Niang M., dipendente della s.r.l. Dorsanity, con
mansioni di operaio, stava facendo funzionare una tranciatrice per
accorciare la gamba di una rete metallica, quando la manica del suo maglione
si è impigliata nella lama della macchina; ciò gli ha causato il taglio
dell’avambraccio destro con frattura e lesioni plurime. L’infortunio si è
verificato nel marzo del 1995. Il lavoratore ha chiesto al Pretore di
Bassano del Grappa di condannare l’azienda al risarcimento del danno
biologico e morale in quanto responsabile dell’incidente per non avere
munito la macchina di adeguate protezioni e per aver violato la normativa
antinfortunistica.
Il Pretore ha rigettato la domanda perché non ha
ritenuto provata la responsabilità della datrice di lavoro. Niang M. ha
proposto appello sostenendo che il Pretore non aveva tenuto conto
dell’inadeguatezza del dispositivo di protezione della macchina e del
mancato controllo sull’utilizzazione del grembiule da indossare per quel
tipo di lavorazione. Il Tribunale di Bassano del Grappa ha rigettato
l’appello, in quanto ha ritenuto che in quella fase della lavorazione la
copertura della lama dovesse essere necessariamente sollevata per consentire
le operazioni di taglio ed ha rilevato che l’azienda aveva fornito ai
dipendenti i previsti grembiuli. Il lavoratore ha proposto ricorso per
cassazione sostenendo che l’azienda non aveva provato di avere adottato
tutte le misure necessarie per evitare l’incidente ed in particolare di
avere installato un dispositivo supplementare che isolasse la ruota dentata
dalla macchina e che non aveva preteso, come avrebbe dovuto, l’uso del
grembiule.
La Suprema Corte (Sezione Lavoro n. 7454 del 21 maggio
2002, Pres. Mercurio, Rel. Stile) ha accolto il ricorso. La responsabilità
datoriale per l’infortunio occorso ad un proprio dipendente addetto ad una
macchina pericolosa – ha affermato la Corte – non si arresta alla comune
protezione del soggetto e non è esclusa per l’avvenuta osservanza delle
specifiche prescrizioni contenute in una norma o disciplina
antinfortunistica, allorquando l'infortunio stesso sia derivato non già dal
verificarsi del pericolo previsto dalla norma medesima e contro il quale
erano dirette le prescrizioni tecniche in essa contenute, ma per effetto
della intrinseca pericolosità della macchina operatrice, per la quale sorge
l'obbligo di predisporre adeguata protezione, ovvero della applicazione di
più specifiche ed idonee misure di sicurezza.

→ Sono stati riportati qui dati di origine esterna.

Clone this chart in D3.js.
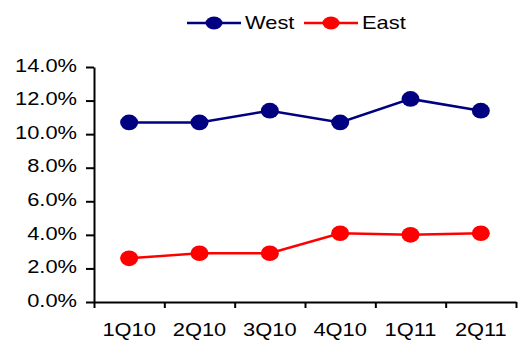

Le norme dettate in tema di prevenzione degli
infortuni sul lavoro, tese ad impedire l'insorgenza di situazioni pericolose
– ha aggiunto la Corte – sono dirette a tutelare il lavoratore non solo
dagli incidenti derivanti dalla sua disattenzione, ma anche da quelli
ascrivibili ad imperizia, negligenza ed imprudenza dello stesso: ne consegue
che il datore di lavoro e' sempre responsabile dell'infortunio occorso al
lavoratore, sia quando ometta di adottare le idonee misure protettive, sia
quando non accerti e vigili che di queste misure venga fatto effettivamente
uso da parte del dipendente, non potendo attribuirsi alcun effetto esimente
per l'imprenditore che abbia provocato un infortunio sul lavoro per
violazione delle relative prescrizioni l'eventuale concorso di colpa del
lavoratore; con l'ulteriore conseguenza che l'imprenditore e' esonerato da
responsabilità solo quando il comportamento del dipendente presenti i
caratteri dell'abnormità, inopinabilità e esorbitanza rispetto al
procedimento lavorativo ed alle direttive ricevute, come pure dell'atipicità
ed eccezionalità, così da porsi come causa esclusiva dell'evento.
Delineati il contesto in cui ebbe a svolgersi
l'accaduto ed i principi presenti nel quadro normativo di riferimento, va in
relazione ad essi evidenziato – ha rilevato la Corte – che il Tribunale, pur
avendo accertato che l'infortunio subito dal lavoratore era da ricollegarsi
all'uso del maglione, la cui manica si era impigliata nella lama della
troncatrice, non si è dato carico di accertare, in particolare, se la
sorveglianza da parte dell'imprenditore in ordine alla osservanza delle
misure di sicurezza da parte del lavoratore interessato fosse - come
l'obbligo di vigilanza richiede - costante ed effettiva.